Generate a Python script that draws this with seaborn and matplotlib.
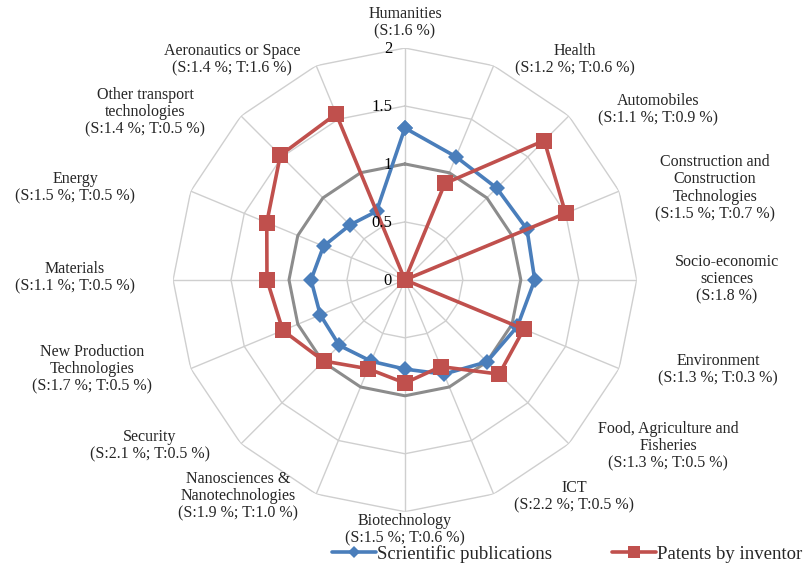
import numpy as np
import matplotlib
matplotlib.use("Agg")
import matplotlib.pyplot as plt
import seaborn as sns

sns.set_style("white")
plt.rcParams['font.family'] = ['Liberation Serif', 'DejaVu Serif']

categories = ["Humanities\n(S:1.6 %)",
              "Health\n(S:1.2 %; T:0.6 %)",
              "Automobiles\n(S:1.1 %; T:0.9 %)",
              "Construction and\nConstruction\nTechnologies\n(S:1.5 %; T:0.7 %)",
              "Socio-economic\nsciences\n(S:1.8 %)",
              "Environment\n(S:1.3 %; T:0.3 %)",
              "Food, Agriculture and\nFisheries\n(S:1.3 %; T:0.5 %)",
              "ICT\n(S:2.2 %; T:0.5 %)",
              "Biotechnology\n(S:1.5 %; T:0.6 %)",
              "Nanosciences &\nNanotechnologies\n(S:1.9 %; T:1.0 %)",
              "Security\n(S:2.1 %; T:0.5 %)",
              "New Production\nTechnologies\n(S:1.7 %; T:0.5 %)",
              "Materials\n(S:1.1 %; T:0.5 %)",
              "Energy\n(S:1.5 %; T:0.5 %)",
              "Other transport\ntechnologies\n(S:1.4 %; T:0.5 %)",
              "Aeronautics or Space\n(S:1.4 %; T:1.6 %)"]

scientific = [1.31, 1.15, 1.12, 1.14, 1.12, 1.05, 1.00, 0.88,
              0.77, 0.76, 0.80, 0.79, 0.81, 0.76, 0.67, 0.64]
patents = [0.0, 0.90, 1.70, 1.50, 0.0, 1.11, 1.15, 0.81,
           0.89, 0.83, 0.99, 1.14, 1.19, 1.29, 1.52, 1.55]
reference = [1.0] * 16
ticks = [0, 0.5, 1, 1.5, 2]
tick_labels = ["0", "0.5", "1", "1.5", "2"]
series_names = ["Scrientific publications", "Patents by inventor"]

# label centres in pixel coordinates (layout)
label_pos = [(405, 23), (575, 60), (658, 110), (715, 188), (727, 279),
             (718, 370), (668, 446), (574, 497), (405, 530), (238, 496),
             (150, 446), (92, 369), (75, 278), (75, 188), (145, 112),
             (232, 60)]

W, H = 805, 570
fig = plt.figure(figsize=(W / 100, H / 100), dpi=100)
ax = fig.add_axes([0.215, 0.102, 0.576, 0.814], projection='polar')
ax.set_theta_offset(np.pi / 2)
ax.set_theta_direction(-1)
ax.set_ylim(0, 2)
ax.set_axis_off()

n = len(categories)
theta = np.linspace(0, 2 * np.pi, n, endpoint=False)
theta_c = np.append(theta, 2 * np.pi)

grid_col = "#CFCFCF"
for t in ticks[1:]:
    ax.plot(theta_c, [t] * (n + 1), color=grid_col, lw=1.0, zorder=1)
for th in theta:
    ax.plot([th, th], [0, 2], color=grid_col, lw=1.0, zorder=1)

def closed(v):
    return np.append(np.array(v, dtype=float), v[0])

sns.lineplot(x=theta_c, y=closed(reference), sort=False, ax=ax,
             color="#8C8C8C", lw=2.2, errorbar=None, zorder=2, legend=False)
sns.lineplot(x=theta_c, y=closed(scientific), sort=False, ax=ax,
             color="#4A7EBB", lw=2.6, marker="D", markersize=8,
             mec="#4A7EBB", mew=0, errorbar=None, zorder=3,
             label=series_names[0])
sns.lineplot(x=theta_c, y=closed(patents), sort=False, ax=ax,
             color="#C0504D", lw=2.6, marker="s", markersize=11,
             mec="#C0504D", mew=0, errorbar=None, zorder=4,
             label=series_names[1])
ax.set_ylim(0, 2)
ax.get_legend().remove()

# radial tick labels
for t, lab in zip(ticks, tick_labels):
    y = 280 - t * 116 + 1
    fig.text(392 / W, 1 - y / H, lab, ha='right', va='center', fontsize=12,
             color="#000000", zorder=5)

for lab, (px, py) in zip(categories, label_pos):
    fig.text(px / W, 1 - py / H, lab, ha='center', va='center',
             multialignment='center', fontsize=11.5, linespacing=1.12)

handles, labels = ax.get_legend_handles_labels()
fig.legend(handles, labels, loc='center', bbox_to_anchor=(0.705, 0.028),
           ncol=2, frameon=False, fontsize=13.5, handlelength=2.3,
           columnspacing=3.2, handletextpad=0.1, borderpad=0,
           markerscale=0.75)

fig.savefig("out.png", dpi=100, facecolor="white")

# Written exercise
Restate only the lines running from the start of the material above through the line containing "plt.rcParams['font.family'] = ['Liberation", ends included. No pictures.

# Output of the exercise
Generate a Python script that draws this with seaborn and matplotlib.
import numpy as np
import matplotlib
matplotlib.use("Agg")
import matplotlib.pyplot as plt
import seaborn as sns

sns.set_style("white")
plt.rcParams['font.family'] = ['Liberation Serif', 'DejaVu Serif']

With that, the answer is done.